## Objective
Starting with the first line below, extract each line through the one that contains "(161 and 170);", inclusive, excluding pictures.

▼

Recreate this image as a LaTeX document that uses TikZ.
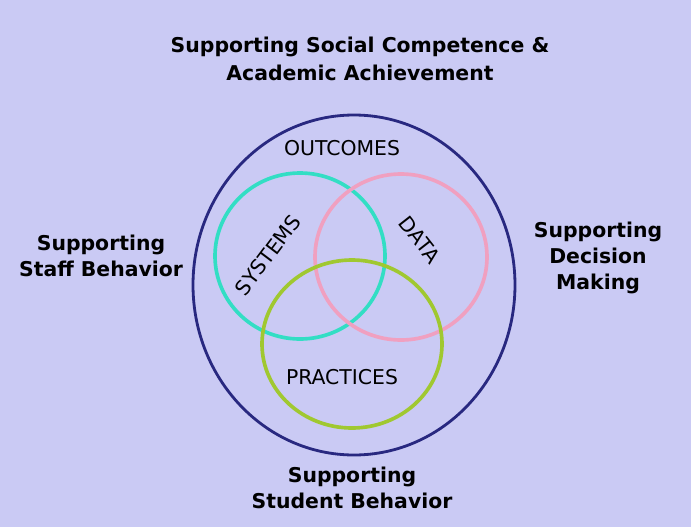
\documentclass[tikz,border=0pt]{standalone}
\usepackage{fontspec}
\setmainfont{DejaVu Sans}

\definecolor{lavender}{RGB}{202,202,244}
\definecolor{navy}{RGB}{40,40,128}
\definecolor{turq}{RGB}{50,222,196}
\definecolor{rose}{RGB}{240,160,192}
\definecolor{lime}{RGB}{160,200,48}

\tikzset{
  outer/.style={align=center, font=\fontsize{14.5}{18.5}\selectfont\bfseries},
  inner/.style={font=\fontsize{14.5}{17}\selectfont}
}

\begin{document}
\begin{tikzpicture}[x=0.025cm, y=-0.025cm]
  % Draw the background
  \fill[lavender] (0,0) rectangle (691,527);

  % Draw the big circle
  \draw[navy, line width=2pt] (354,285) ellipse (161 and 170);

  % Draw the three small circles
  \draw[turq, line width=2.6pt] (300,256) ellipse (85 and 83);
  \draw[rose, line width=2.6pt] (401,257) ellipse (86 and 83);
  \draw[lime, line width=2.6pt] (352,344) ellipse (90 and 84);

  % Labels around the circle
  \node[outer, font=\fontsize{14.5}{20}\selectfont\bfseries] (title) at (360,59)
    {Supporting Social Competence \&\\Academic Achievement};
  \node[outer] (staff) at (101,256) {Supporting\\Staff Behavior};
  \node[outer] (decision) at (598,258) {Supporting\\Decision\\Making};
  \node[outer] (student) at (352,488) {Supporting\\Student Behavior};

  % Labels inside the circle
  \node[inner] (outcomes) at (342,148) {OUTCOMES};
  \node[inner] (practices) at (342,377) {PRACTICES};
  \node[inner, rotate=53] (systems) at (268,255) {SYSTEMS};
  \node[inner, rotate=-52] (data) at (420,240) {DATA};
\end{tikzpicture}
\end{document}
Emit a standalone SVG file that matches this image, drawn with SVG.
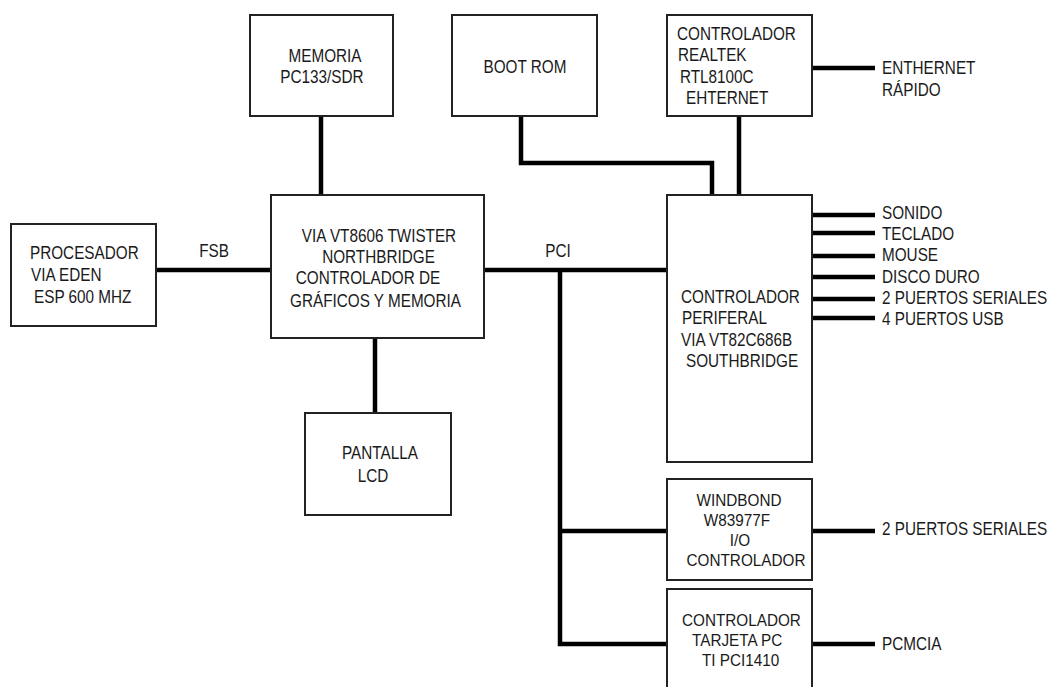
<svg xmlns="http://www.w3.org/2000/svg" width="1055" height="687" viewBox="0 0 1055 687">
<style>
.box{fill:#fff;stroke:#222;stroke-width:2}
.w{fill:none;stroke:#000;stroke-width:4.5;stroke-linecap:butt;stroke-linejoin:miter}
.t{font-family:"Liberation Sans",Arial,sans-serif;font-size:18px;fill:#1a1a1a}
.s{font-size:17px}
.m{text-anchor:middle}
</style>
<rect width="1055" height="687" fill="#fff"/>
<g id="connectors">
<path class="w" d="M321 116V195"/>
<path class="w" d="M521 116V163H712V195"/>
<path class="w" d="M739 116V195"/>
<path class="w" d="M812 68H875"/>
<path class="w" d="M156 270H271"/>
<path class="w" d="M484 270H667"/>
<path class="w" d="M560 270V644H667"/>
<path class="w" d="M560 531H667"/>
<path class="w" d="M375 338V413"/>
<path class="w" d="M812 215H875M812 233H875M812 256H875M812 277H875M812 299H875M812 318H875"/>
<path class="w" d="M812 531H875"/>
<path class="w" d="M812 644H875"/>
<text class="t m" transform="translate(214,257) scale(.85,1)">FSB</text>
<text class="t m" transform="translate(558,257) scale(.85,1)">PCI</text>
</g>
<g id="memoria">
<rect class="box" x="250" y="15" width="143" height="101"/>
<text class="t m" transform="translate(325,62) scale(.85,1)">MEMORIA</text>
<text class="t m" transform="translate(322,83) scale(.85,1)">PC133/SDR</text>
</g>
<g id="bootrom">
<rect class="box" x="452" y="15" width="145" height="101"/>
<text class="t m" transform="translate(525,73) scale(.85,1)">BOOT ROM</text>
</g>
<g id="realtek">
<rect class="box" x="667" y="15" width="145" height="101"/>
<text class="t" transform="translate(677,40) scale(.85,1)">CONTROLADOR</text>
<text class="t" transform="translate(678,61) scale(.85,1)">REALTEK</text>
<text class="t" transform="translate(680,83) scale(.85,1)">RTL8100C</text>
<text class="t" transform="translate(686,104) scale(.85,1)">EHTERNET</text>
</g>
<g id="ethernet-label">
<text class="t" transform="translate(882,74) scale(.85,1)">ENTHERNET</text>
<text class="t" transform="translate(882,96) scale(.85,1)">RÁPIDO</text>
</g>
<g id="procesador">
<rect class="box" x="11" y="224" width="145" height="102"/>
<text class="t" transform="translate(30,259) scale(.85,1)">PROCESADOR</text>
<text class="t" transform="translate(31,281) scale(.85,1)">VIA EDEN</text>
<text class="t" transform="translate(34,303) scale(.85,1)">ESP 600 MHZ</text>
</g>
<g id="northbridge">
<rect class="box" x="271" y="195" width="213" height="143"/>
<text class="t m" transform="translate(379,242) scale(.85,1)">VIA VT8606 TWISTER</text>
<text class="t m" transform="translate(378.5,263) scale(.85,1)">NORTHBRIDGE</text>
<text class="t m" transform="translate(368,284) scale(.85,1)">CONTROLADOR DE</text>
<text class="t m" transform="translate(375.5,307) scale(.85,1)">GRÁFICOS Y MEMORIA</text>
</g>
<g id="southbridge">
<rect class="box" x="667" y="195" width="145" height="267"/>
<text class="t" transform="translate(681,303) scale(.85,1)">CONTROLADOR</text>
<text class="t" transform="translate(682,324) scale(.85,1)">PERIFERAL</text>
<text class="t" transform="translate(681,346) scale(.85,1)">VIA VT82C686B</text>
<text class="t" transform="translate(686,367) scale(.85,1)">SOUTHBRIDGE</text>
</g>
<g id="south-labels">
<text class="t" transform="translate(882,219) scale(.85,1)">SONIDO</text>
<text class="t" transform="translate(882,240) scale(.85,1)">TECLADO</text>
<text class="t" transform="translate(882,261) scale(.85,1)">MOUSE</text>
<text class="t" transform="translate(882,283) scale(.85,1)">DISCO DURO</text>
<text class="t" transform="translate(882,304) scale(.85,1)">2 PUERTOS SERIALES</text>
<text class="t" transform="translate(882,325) scale(.85,1)">4 PUERTOS USB</text>
</g>
<g id="lcd">
<rect class="box" x="305" y="413" width="146" height="102"/>
<text class="t m" transform="translate(380,459) scale(.85,1)">PANTALLA</text>
<text class="t m" transform="translate(373,482) scale(.85,1)">LCD</text>
</g>
<g id="windbond">
<rect class="box" x="667" y="479" width="145" height="101"/>
<text class="t s m" transform="translate(739,506) scale(.9,1)">WINDBOND</text>
<text class="t s m" transform="translate(737,526) scale(.9,1)">W83977F</text>
<text class="t s m" transform="translate(740,546) scale(.9,1)">I/O</text>
<text class="t s m" transform="translate(746,566) scale(.9,1)">CONTROLADOR</text>
<text class="t" transform="translate(882,535) scale(.85,1)">2 PUERTOS SERIALES</text>
</g>
<g id="tarjeta">
<rect class="box" x="667" y="589" width="145" height="120"/>
<text class="t s" transform="translate(682,626) scale(.9,1)">CONTROLADOR</text>
<text class="t s" transform="translate(692,646) scale(.9,1)">TARJETA PC</text>
<text class="t s" transform="translate(702,666) scale(.9,1)">TI PCI1410</text>
<text class="t" transform="translate(882,650) scale(.85,1)">PCMCIA</text>
</g>
</svg>
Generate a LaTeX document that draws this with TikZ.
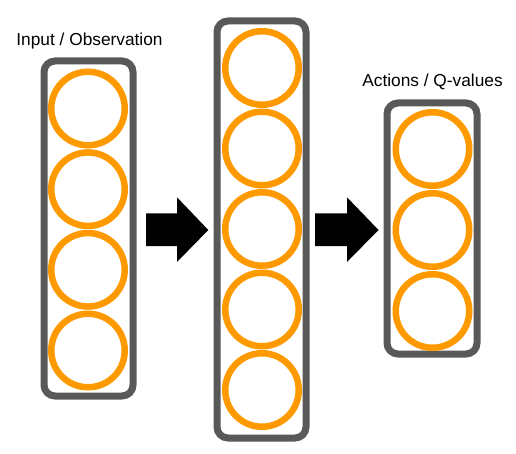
\documentclass[tikz,border=0pt]{standalone}
\usepackage{fontspec}
\setmainfont{Liberation Sans}
\definecolor{boxgray}{HTML}{595959}
\definecolor{neuron}{HTML}{FF9900}
\begin{document}
\begin{tikzpicture}[x=1pt,y=-1pt,
  layerbox/.style={draw=boxgray,line width=7pt,rounded corners=11pt,minimum width=89pt,inner sep=0pt,outer sep=0pt},
  neuronnode/.style={circle,draw=neuron,line width=6.5pt,minimum size=73.5pt,inner sep=0pt},
  labeltext/.style={font=\fontsize{17.3}{20}\selectfont,anchor=base,inner sep=0pt},
  blockarrow/.style={fill=black}]
\useasboundingbox (0,0) rectangle (516,454);
% boxes
\node[layerbox,minimum height=335pt] (inbox) at (88.5,228.5) {};
\node[layerbox,minimum height=417pt] (hidbox) at (261.5,229.5) {};
\node[layerbox,minimum width=90pt,minimum height=251pt] (outbox) at (432,228.5) {};
% input neurons
\node[neuronnode] (i1) at (88,108.5) {};
\node[neuronnode] (i2) at (88,189.2) {};
\node[neuronnode] (i3) at (88,269.8) {};
\node[neuronnode] (i4) at (88,350.5) {};
% hidden neurons
\node[neuronnode] (h1) at (262,68) {};
\node[neuronnode] (h2) at (262,148.5) {};
\node[neuronnode] (h3) at (262,229) {};
\node[neuronnode] (h4) at (262,309.5) {};
\node[neuronnode] (h5) at (262,390) {};
% output neurons
\node[neuronnode] (o1) at (432.5,149) {};
\node[neuronnode] (o2) at (432.5,230) {};
\node[neuronnode] (o3) at (432.5,311) {};
% labels
\node[labeltext] (inlabel) at (89.5,45.7) {Input / Observation};
\node[labeltext] (outlabel) at (432.5,87) {Actions / Q-values};
% block arrows
\fill[blockarrow] (146,213.3) -- (177,213.3) -- (177,197.3) -- (208.3,230) -- (177,262) -- (177,246) -- (146,246) -- cycle;
\fill[blockarrow] (315,213.3) -- (347,213.3) -- (347,197.3) -- (378.5,230) -- (347,262) -- (347,246) -- (315,246) -- cycle;
\end{tikzpicture}
\end{document}
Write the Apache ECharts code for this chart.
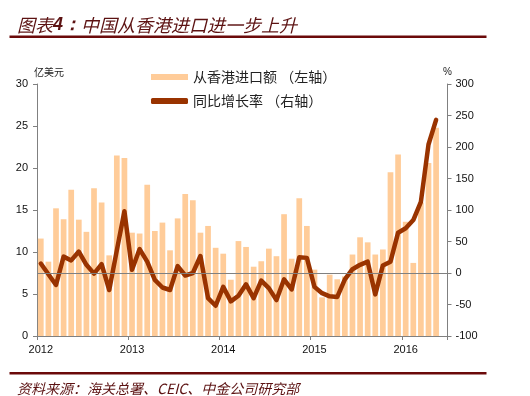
<!DOCTYPE html>
<html>
<head>
<meta charset="utf-8">
<script src="https://cdn.jsdelivr.net/npm/echarts@6/dist/echarts.min.js"></script>
<style>html,body{margin:0;padding:0;background:#fff}#c{width:530px;height:396px}</style>
</head>
<body>
<div id="c"></div>
<script>
// categories: monthly Jan 2012 - Jun 2016
const categories = [];
for (let y = 2012; y <= 2016; y++) {
  for (let m = 1; m <= 12; m++) {
    if (y === 2016 && m > 6) break;
    categories.push(y + '-' + (m < 10 ? '0' + m : m));
  }
}
const tickLabels = ['2012', '2013', '2014', '2015', '2016'];

// 从香港进口额 (亿美元)
const importValue = [
  11.6, 8.85, 15.2, 13.9, 17.4, 13.85, 12.4, 17.6, 15.9, 9.6, 21.5, 21.2,
  12.3, 12.2, 18.0, 12.5, 13.5, 10.2, 14.0, 16.9, 16.15, 12.3, 13.1, 10.5,
  9.8, 6.7, 11.3, 10.6, 8.25, 8.9, 10.4, 9.5, 14.5, 9.2, 16.4, 13.1,
  7.9, 4.6, 7.3, 6.75, 7.1, 9.7, 11.75, 11.15, 9.7, 10.3, 19.5, 21.6,
  13.6, 8.7, 15.9, 20.6, 24.8, null
];

// 同比增长率 (%)
const yoyGrowth = [
  15, -2, -19, 26, 20, 34, 13, -1, 14, -27, 36, 98,
  5, 38, 18, -11, -23, -27, 11, -4, 0, 27, -40, -52,
  -22, -45, -36, -18, -40, -12, -24, -43, -10, -26, 25, 24,
  -22, -32, -37, -38, -10, 6, 13, 18, -34, 12, 18, 64,
  71, 84, 113, 204, 243, null
];

const seriesNames = ['从香港进口额 （左轴）', '同比增长率 （右轴）'];

const chart = echarts.init(document.getElementById('c'), null, {renderer: 'canvas'});
const axisGray = '#808080';
const cjk = '"Noto Sans CJK SC", "Noto Sans", sans-serif';
const num = '"Liberation Sans", Arial, sans-serif';

chart.setOption({
  backgroundColor: '#fff',
  animation: false,
  title: [
    {
      left: 12, top: 11,
      text: '{a|图表}{b|4：}{a|中国从香港进口进一步上升}',
      textStyle: {
        fontWeight: 'normal',
        rich: {
          a: {fontFamily: cjk, fontSize: 18, fontStyle: 'italic', fontWeight: 'normal', color: '#5c1212'},
          b: {fontFamily: num, fontSize: 18, fontStyle: 'italic', fontWeight: 'bold', color: '#5c1212'}
        }
      }
    },
    {
      left: 12, top: 377,
      text: '资料来源：海关总署、CEIC、中金公司研究部',
      textStyle: {fontFamily: cjk, fontSize: 14, fontStyle: 'italic', fontWeight: 'normal', color: '#5c1212'}
    }
  ],
  graphic: [
    {type: 'rect', shape: {x: 9.5, y: 35.5, width: 477, height: 2.5}, style: {fill: '#6b0a0a'}, silent: true},
    {type: 'rect', shape: {x: 9.5, y: 372, width: 477, height: 2.5}, style: {fill: '#6b0a0a'}, silent: true}
  ],
  legend: {
    orient: 'vertical',
    left: 146, top: 65,
    itemWidth: 37, itemHeight: 6,
    itemGap: 10,
    textStyle: {fontFamily: cjk, fontSize: 14, color: '#222'},
    data: [
      {name: seriesNames[0], icon: 'rect'},
      {name: seriesNames[1], icon: 'roundRect'}
    ]
  },
  grid: {left: 37, right: 82.5, top: 84, bottom: 60, containLabel: false},
  xAxis: {
    type: 'category',
    data: categories,
    boundaryGap: true,
    axisLine: {lineStyle: {color: axisGray, width: 1}},
    axisTick: {
      show: true, length: 4, inside: false,
      interval: function (i) { return i % 12 === 0; },
      lineStyle: {color: axisGray}
    },
    axisLabel: {
      interval: function (i) { return i % 12 === 0; },
      formatter: function (v, i) { return tickLabels[Math.floor(i / 12)]; },
      fontFamily: num, fontSize: 11, color: '#111', margin: 8
    },
    splitLine: {show: false}
  },
  yAxis: [
    {
      type: 'value', min: 0, max: 30, interval: 5,
      name: '亿美元', nameLocation: 'end', nameGap: 7,
      nameTextStyle: {fontFamily: cjk, fontSize: 10, color: '#222', align: 'left', padding: [0, 0, 0, -3]},
      axisLine: {show: true, lineStyle: {color: axisGray}},
      axisTick: {show: true, length: 4, lineStyle: {color: axisGray}},
      axisLabel: {fontFamily: num, fontSize: 11, color: '#111', margin: 9},
      splitLine: {show: false}
    },
    {
      type: 'value', min: -100, max: 300, interval: 50,
      name: '%', nameLocation: 'end', nameGap: 7,
      nameTextStyle: {fontFamily: num, fontSize: 10, color: '#222'},
      axisLine: {show: true, lineStyle: {color: axisGray}},
      axisTick: {show: true, length: 4, lineStyle: {color: axisGray}},
      axisLabel: {fontFamily: num, fontSize: 11, color: '#111', margin: 8},
      splitLine: {show: false}
    }
  ],
  series: [
    {
      name: seriesNames[0],
      type: 'bar',
      yAxisIndex: 0,
      data: importValue,
      barCategoryGap: '25%',
      itemStyle: {color: '#ffcc99'}
    },
    {
      name: seriesNames[1],
      type: 'line',
      yAxisIndex: 1,
      data: yoyGrowth,
      showSymbol: false,
      symbol: 'none',
      connectNulls: false,
      itemStyle: {color: '#993300'},
      lineStyle: {color: '#993300', width: 4.5, cap: 'round', join: 'round'},
      markLine: {
        silent: true,
        symbol: 'none',
        label: {show: false},
        lineStyle: {color: axisGray, width: 1, type: 'solid'},
        data: [{yAxis: 0}]
      },
      z: 3
    }
  ]
});
</script>
</body>
</html>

▲

## Full output
Recreate this image as a LaTeX document that uses TikZ.
\documentclass[tikz,border=0pt]{standalone}
\usepackage{fontspec}
\setmainfont{DejaVu Sans}

\definecolor{lavender}{RGB}{202,202,244}
\definecolor{navy}{RGB}{40,40,128}
\definecolor{turq}{RGB}{50,222,196}
\definecolor{rose}{RGB}{240,160,192}
\definecolor{lime}{RGB}{160,200,48}

\tikzset{
  outer/.style={align=center, font=\fontsize{14.5}{18.5}\selectfont\bfseries},
  inner/.style={font=\fontsize{14.5}{17}\selectfont}
}

\begin{document}
\begin{tikzpicture}[x=0.025cm, y=-0.025cm]
  % Draw the background
  \fill[lavender] (0,0) rectangle (691,527);

  % Draw the big circle
  \draw[navy, line width=2pt] (354,285) ellipse (161 and 170);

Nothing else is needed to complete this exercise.